Sedat Peker'in bugünkü açıklamasının tamamı şöyle:

Kıymetli dostlarım,

Neticesinin doğruluğundan emin olduğunuz bir şeyi anlatmak için genelde “İki kere iki, dört eder.” örneğini sıkça kullanırız. Mesela dünyada ki dengeleri belirleyen egemen güçlerin yaptıkları bir planın, başarıya ulaşma şansını anlatırken de örnek olarak bu sözü kullanırız (Sahip oldukları güçlerinden dolayı).

Ancak son zamanlarda Ortadoğu'da yaşanan gelişmeler “İki kere iki, dört eder.” sözünün her zaman doğru olamayacağı gerçeğini ortaya koymaktadır.

Siyonizm'in Ortadoğu ile ilgili öngörüsü ilk etapta Şii-Sünni savaşı çıkarmaktı. Bu düşünceleriyle ilgili bazı küçük çatışmalar çıkarmayı başarsalar da bölge devletlerinin akıllı duruşlarıyla bu hayallerini şükürler olsun ki gerçekleştiremediler.

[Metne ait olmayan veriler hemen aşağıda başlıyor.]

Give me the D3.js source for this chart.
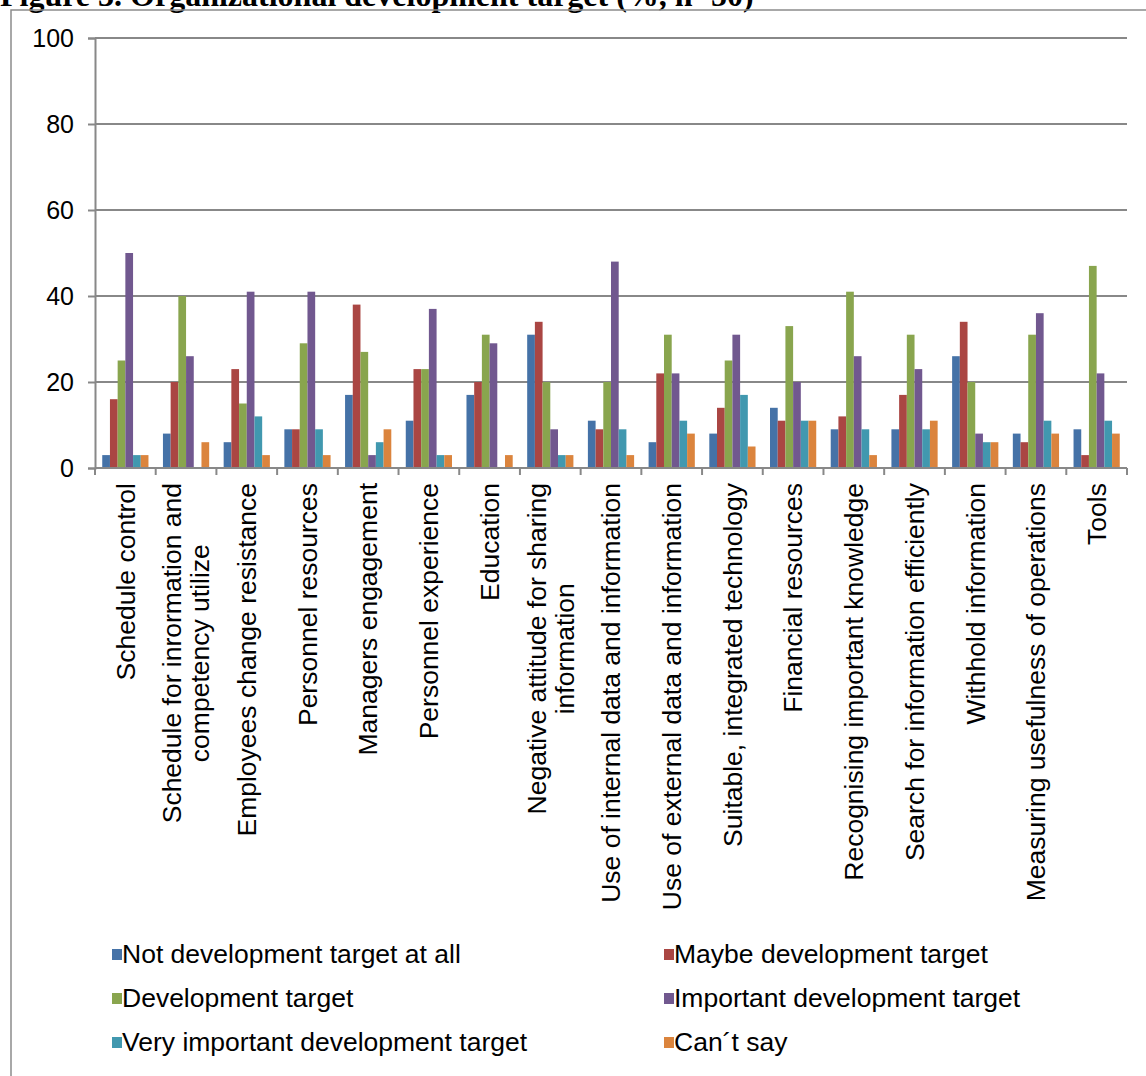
<!DOCTYPE html>
<html>
<head>
<meta charset="utf-8">
<script src="https://cdn.jsdelivr.net/npm/d3@7"></script>
<style>
  html, body { margin: 0; padding: 0; background: #fff; }
  svg { display: block; }
</style>
</head>
<body>
<svg id="chart" width="1146" height="1076"></svg>
<script>
// Categories (each entry is a list of label lines)
const categories = [
  ["Schedule control"],
  ["Schedule for inrormation and", "competency utilize"],
  ["Employees change resistance"],
  ["Personnel resources"],
  ["Managers engagement"],
  ["Personnel experience"],
  ["Education"],
  ["Negative attitude for sharing", "information"],
  ["Use of internal data and information"],
  ["Use of external data and information"],
  ["Suitable, integrated technology"],
  ["Financial resources"],
  ["Recognising important knowledge"],
  ["Search for information efficiently"],
  ["Withhold information"],
  ["Measuring usefulness of operations"],
  ["Tools"]
];

const seriesNames = [
  "Not development target at all",
  "Maybe development target",
  "Development target",
  "Important development target",
  "Very important development target",
  "Can\u00b4t say"
];

// Percent values per series, in category order
const notTarget       = [3, 8, 6, 9, 17, 11, 17, 31, 11, 6, 8, 14, 9, 9, 26, 8, 9];
const maybeTarget     = [16, 20, 23, 9, 38, 23, 20, 34, 9, 22, 14, 11, 12, 17, 34, 6, 3];
const devTarget       = [25, 40, 15, 29, 27, 23, 31, 20, 20, 31, 25, 33, 41, 31, 20, 31, 47];
const importantTarget = [50, 26, 41, 41, 3, 37, 29, 9, 48, 22, 31, 20, 26, 23, 8, 36, 22];
const veryImportant   = [3, 0, 12, 9, 6, 3, 0, 3, 9, 11, 17, 11, 9, 9, 6, 11, 11];
const cantSay         = [3, 6, 3, 3, 9, 3, 3, 3, 3, 8, 5, 11, 3, 11, 6, 8, 8];

const yTicks = [0, 20, 40, 60, 80, 100];

const colors = ["#4572A7", "#AA4643", "#89A54E", "#71588F", "#4198AF", "#DB843D"];

const seriesValues = [notTarget, maybeTarget, devTarget, importantTarget, veryImportant, cantSay];

const svg = d3.select("#chart");
const font = "'Liberation Sans', Arial, sans-serif";

// Title (runs off the top of the page)
svg.append("text")
  .attr("x", 0).attr("y", 6)
  .attr("font-family", "'Liberation Serif', 'Times New Roman', serif")
  .attr("font-weight", "bold")
  .attr("font-size", 32)
  .attr("fill", "#000")
  .text("Figure 3. Organizational development target (%, n=50)");

// Chart frame
svg.append("rect")
  .attr("x", 11).attr("y", 10)
  .attr("width", 1200).attr("height", 1200)
  .attr("fill", "none")
  .attr("stroke", "#8c8c8c")
  .attr("stroke-width", 1.5);

const plotLeft = 95, plotRight = 1127, plotTop = 38, plotBottom = 468;

const x = d3.scaleBand()
  .domain(d3.range(categories.length))
  .range([plotLeft, plotRight])
  .paddingInner(0).paddingOuter(0);

const xs = d3.scaleBand()
  .domain(d3.range(seriesNames.length))
  .range([0, x.bandwidth()])
  .paddingInner(0).paddingOuter(0.94);

const y = d3.scaleLinear().domain([0, 100]).range([plotBottom, plotTop]);

const gridColor = "#888888";

// Horizontal gridlines
svg.append("g")
  .selectAll("line")
  .data(yTicks.filter(t => t > 0))
  .join("line")
  .attr("x1", plotLeft).attr("x2", plotRight)
  .attr("y1", d => y(d)).attr("y2", d => y(d))
  .attr("stroke", gridColor)
  .attr("stroke-width", 2);

// Y axis
const yAxis = d3.axisLeft(y).tickValues(yTicks).tickSize(7).tickPadding(14).tickFormat(d3.format("d"));
const gy = svg.append("g").attr("transform", `translate(${plotLeft},0)`).call(yAxis);
gy.select(".domain").attr("stroke", gridColor).attr("stroke-width", 2);
gy.selectAll(".tick line").attr("stroke", gridColor).attr("stroke-width", 2);
gy.selectAll(".tick text")
  .attr("font-family", font).attr("font-size", 25).attr("fill", "#000");

// Bars
const groups = svg.append("g")
  .selectAll("g")
  .data(d3.range(categories.length))
  .join("g")
  .attr("transform", i => `translate(${x(i)},0)`);

groups.selectAll("rect")
  .data(i => seriesValues.map((vals, s) => ({ s, v: vals[i] })))
  .join("rect")
  .attr("x", d => xs(d.s))
  .attr("width", xs.bandwidth())
  .attr("y", d => y(d.v))
  .attr("height", d => y(0) - y(d.v))
  .attr("fill", d => colors[d.s]);

// X axis with ticks at category boundaries
const gx = svg.append("g");
gx.append("line")
  .attr("x1", plotLeft).attr("x2", plotRight)
  .attr("y1", plotBottom).attr("y2", plotBottom)
  .attr("stroke", gridColor).attr("stroke-width", 2);
gx.selectAll("line.tk")
  .data(d3.range(categories.length + 1))
  .join("line")
  .attr("class", "tk")
  .attr("x1", i => plotLeft + i * x.step()).attr("x2", i => plotLeft + i * x.step())
  .attr("y1", plotBottom).attr("y2", plotBottom + 7)
  .attr("stroke", gridColor).attr("stroke-width", 2);

// Category labels, rotated; multi-line labels are centred as a block
const lineGap = 28;
const labels = svg.append("g")
  .selectAll("text")
  .data(categories.map((c, i) => ({ c, i })))
  .join("text")
  .attr("font-family", font)
  .attr("font-size", 26.5)
  .attr("fill", "#000")
  .attr("transform", d => `translate(${x(d.i) + x.bandwidth() / 2},${plotBottom + 15}) rotate(-90)`);

labels.each(function (d) {
  const n = d.c.length;
  const sel = d3.select(this);
  const spans = sel.selectAll("tspan")
    .data(d.c)
    .join("tspan")
    .attr("x", 0)
    .attr("y", (t, k) => (k - (n - 1) / 2) * lineGap)
    .attr("dy", "0.35em")
    .text(t => t);
  if (n === 1) {
    sel.attr("text-anchor", "end");
  } else {
    const widths = [];
    spans.each(function () { widths.push(this.getComputedTextLength()); });
    const maxW = d3.max(widths);
    sel.attr("text-anchor", "middle");
    spans.attr("x", -maxW / 2);
  }
});

// Legend
const legendItems = seriesNames.map((name, s) => ({
  name, s,
  lx: s % 2 === 0 ? 112 : 664,
  ly: 954 + Math.floor(s / 2) * 44
}));
const lg = svg.append("g").selectAll("g").data(legendItems).join("g")
  .attr("transform", d => `translate(${d.lx},${d.ly})`);
lg.append("rect")
  .attr("x", 0).attr("y", -5).attr("width", 10).attr("height", 11)
  .attr("fill", d => colors[d.s]);
lg.append("text")
  .attr("x", 10).attr("y", 0).attr("dy", "0.35em")
  .attr("font-family", font).attr("font-size", 26.5)
  .attr("fill", "#000")
  .text(d => d.name);
</script>
</body>
</html>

Siyonizm'in bölgeye dair diğer planı ise İran’ı üzerine uygulatacağı ambargolarla dış dünyadan yalıtılarak, etkisiz hale getirme isteğiydi. Amerika'nın ve Avrupa Birliği'nin İran ile yaptığı görüşmeler bu planının da Siyonizm açısından Ortadoğu'da tutmadığını göstermektedir (Şahsımın İran Acemlerine karşı var olan tepkisinin sebebi, daha önceki yazılarımda belirttiğim gibi nüfusun yarısını oluşturan Azeri Türklerine yaptığı haksızlıklardır).

İsrail'in, Kürtler ile alakalı hayalleri de boşa çıkmıştır. Bölgedeki Kürtlerin (Kuzey Irak’taki) Türkiye Cumhuriyeti devleti ile beraber hareket edebileceklerini de öngöremediler (Burada da çuvalladılar).

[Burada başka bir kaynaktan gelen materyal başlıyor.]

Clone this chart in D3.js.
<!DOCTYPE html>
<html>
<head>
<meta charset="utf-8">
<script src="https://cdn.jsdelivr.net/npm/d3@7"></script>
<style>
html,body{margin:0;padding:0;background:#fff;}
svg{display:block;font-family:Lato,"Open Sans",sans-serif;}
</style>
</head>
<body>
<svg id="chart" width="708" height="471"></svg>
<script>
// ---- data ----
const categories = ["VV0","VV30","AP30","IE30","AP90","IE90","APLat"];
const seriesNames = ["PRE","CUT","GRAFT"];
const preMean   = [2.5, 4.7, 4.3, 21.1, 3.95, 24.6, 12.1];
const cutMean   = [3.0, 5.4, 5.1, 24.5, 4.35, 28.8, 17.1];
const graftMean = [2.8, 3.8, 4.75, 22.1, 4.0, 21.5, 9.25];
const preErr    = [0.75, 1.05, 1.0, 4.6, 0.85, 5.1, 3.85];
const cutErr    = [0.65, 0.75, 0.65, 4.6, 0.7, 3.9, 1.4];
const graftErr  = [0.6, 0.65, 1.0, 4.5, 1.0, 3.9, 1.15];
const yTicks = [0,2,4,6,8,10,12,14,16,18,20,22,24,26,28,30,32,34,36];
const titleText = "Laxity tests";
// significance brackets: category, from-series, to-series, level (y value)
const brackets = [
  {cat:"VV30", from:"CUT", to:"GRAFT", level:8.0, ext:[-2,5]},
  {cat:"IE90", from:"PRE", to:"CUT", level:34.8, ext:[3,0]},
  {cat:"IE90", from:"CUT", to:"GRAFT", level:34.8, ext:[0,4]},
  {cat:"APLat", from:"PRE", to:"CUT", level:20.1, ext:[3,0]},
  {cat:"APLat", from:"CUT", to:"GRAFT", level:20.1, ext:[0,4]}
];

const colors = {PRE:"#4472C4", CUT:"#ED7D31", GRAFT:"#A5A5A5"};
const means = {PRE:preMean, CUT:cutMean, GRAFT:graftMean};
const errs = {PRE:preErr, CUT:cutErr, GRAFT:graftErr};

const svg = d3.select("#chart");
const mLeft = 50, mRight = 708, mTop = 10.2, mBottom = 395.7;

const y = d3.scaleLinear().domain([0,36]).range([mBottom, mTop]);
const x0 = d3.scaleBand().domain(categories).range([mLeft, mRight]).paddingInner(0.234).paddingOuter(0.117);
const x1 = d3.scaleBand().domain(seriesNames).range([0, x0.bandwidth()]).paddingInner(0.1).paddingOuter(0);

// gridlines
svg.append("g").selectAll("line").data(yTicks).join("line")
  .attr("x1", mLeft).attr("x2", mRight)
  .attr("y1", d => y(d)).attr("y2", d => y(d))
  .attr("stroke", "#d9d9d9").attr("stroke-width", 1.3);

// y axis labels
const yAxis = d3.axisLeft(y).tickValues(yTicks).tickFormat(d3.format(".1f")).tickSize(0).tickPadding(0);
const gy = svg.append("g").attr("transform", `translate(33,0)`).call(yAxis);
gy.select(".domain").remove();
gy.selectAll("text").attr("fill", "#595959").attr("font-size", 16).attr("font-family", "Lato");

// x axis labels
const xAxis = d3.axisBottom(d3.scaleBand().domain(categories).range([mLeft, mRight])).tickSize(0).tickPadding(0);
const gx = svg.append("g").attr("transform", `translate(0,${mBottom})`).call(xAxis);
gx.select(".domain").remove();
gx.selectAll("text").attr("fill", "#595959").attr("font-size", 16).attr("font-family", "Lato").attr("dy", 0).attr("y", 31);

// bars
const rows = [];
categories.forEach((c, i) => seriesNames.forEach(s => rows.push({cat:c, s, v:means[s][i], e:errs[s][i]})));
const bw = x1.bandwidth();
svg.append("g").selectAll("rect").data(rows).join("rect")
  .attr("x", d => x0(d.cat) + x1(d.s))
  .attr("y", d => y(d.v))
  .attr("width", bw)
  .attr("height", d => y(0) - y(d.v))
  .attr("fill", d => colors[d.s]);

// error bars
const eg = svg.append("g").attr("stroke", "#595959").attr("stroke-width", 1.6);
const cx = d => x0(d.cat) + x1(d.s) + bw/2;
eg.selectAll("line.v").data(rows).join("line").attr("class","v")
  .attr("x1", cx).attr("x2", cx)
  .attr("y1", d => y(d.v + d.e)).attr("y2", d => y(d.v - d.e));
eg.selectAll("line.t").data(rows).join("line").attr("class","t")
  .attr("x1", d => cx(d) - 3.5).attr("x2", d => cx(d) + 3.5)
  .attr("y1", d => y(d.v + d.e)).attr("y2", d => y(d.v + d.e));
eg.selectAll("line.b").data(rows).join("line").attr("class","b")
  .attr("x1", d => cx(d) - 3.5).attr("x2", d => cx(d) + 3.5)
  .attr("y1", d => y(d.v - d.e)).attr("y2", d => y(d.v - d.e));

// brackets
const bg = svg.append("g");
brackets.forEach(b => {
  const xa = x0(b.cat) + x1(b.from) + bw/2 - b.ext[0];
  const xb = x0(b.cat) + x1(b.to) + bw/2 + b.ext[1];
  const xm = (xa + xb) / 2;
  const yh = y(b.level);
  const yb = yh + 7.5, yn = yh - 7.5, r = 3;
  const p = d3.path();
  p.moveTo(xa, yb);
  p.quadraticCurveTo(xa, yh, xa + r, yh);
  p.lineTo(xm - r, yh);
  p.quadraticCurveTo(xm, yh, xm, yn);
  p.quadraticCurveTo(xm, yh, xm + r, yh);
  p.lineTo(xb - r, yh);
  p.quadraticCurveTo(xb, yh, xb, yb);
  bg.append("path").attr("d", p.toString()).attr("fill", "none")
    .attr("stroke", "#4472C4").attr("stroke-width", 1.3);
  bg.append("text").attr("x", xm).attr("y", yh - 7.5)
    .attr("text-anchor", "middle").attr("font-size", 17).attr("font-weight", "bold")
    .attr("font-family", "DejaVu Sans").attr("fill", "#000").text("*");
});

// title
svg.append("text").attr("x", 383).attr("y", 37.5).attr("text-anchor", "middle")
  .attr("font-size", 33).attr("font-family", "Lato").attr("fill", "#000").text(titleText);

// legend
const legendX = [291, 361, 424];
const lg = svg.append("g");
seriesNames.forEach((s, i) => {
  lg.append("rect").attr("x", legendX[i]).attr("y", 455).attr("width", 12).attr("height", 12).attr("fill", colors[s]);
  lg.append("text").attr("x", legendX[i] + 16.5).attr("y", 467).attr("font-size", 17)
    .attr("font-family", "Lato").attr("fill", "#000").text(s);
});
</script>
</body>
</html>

İsrail'in Başbakanı Netanyahu'nun en büyük destekçileri olan Amerika'nın devlet başkanı tarafından son günlerde görüşmeye kabul edilmeyişi, Siyonizm'in bölgedeki politikalarının iflasının, net olarak göstergesidir.

Bu kadar başarısızlığın yanında uygulayabildikleri tek plan, Mısır'daki askeri darbeyi gerçekleştirerek, “Müslüman Kardeşler”i şimdilik sindirebilmeleri olmuştur. Gerçi zaman bizlere askeri darbeleri yapanların, seneler sonra neler yaşayacaklarını en güzel biçimde ülkemizde yaşatarak öğretmiştir.

Tamamen Mossad'ın etkisi altına girmiş olan, Suudi Arabistan istihbarat başkanının görevden alınmasını, ilk etapta İsrail'e karşı sergilenen bir duruş gibi algılasakta, önümüzdeki günlerde gelişecek olayları beklemenin doğru bir karar vermek için daha uygun olacağını düşünüyorum.

Kıymetli dostlarım, paylaşımlarımı düzenli olarak takip eden arkadaşlarım bilirler. Ben beş-altı ay öncesinden şu yaşanacakları öngörmüştüm. Milletçe, devletçe dik durabilirsek, bunun kârının bize inanılmaz büyüklükte geri döneceğini söylemiştim. Aynı düşüncemi daha iddialı olarak tekrar ediyorum. Aktif dış politikadan vazgeçmezsek, ayrıca da Siyonist İsrail’e ve yerli uşaklarına karşı dik durarak, eğer ki ödün vermezsek, Ortadoğu coğrafyasının en belirgin gücü, mutlaka biz olacağız. Cennetmekân Başbuğ Alparslan Türkeş'in dost sohbetlerinde söylediği üzere "Ortadoğu'da etkin olan, tüm dünyada etkin olur." sözünün gerçekleşeceğini hep birlikte göreceğiz.

Kıymetli dostlarım, matematikte her defasında iki kere iki, dört edebilir. Ancak dünyadaki egemen güçlerin tüm planlarının Yüce ALLAH'ın rızası olmadığı takdirde gerçekleşmeyeceğinin en iyi göstergesi yukarıda vermiş olduğum yaşanan gerçek örneklerdir. Görüldüğü üzere Ortadoğu’da iki kere iki, dört etmemiştir.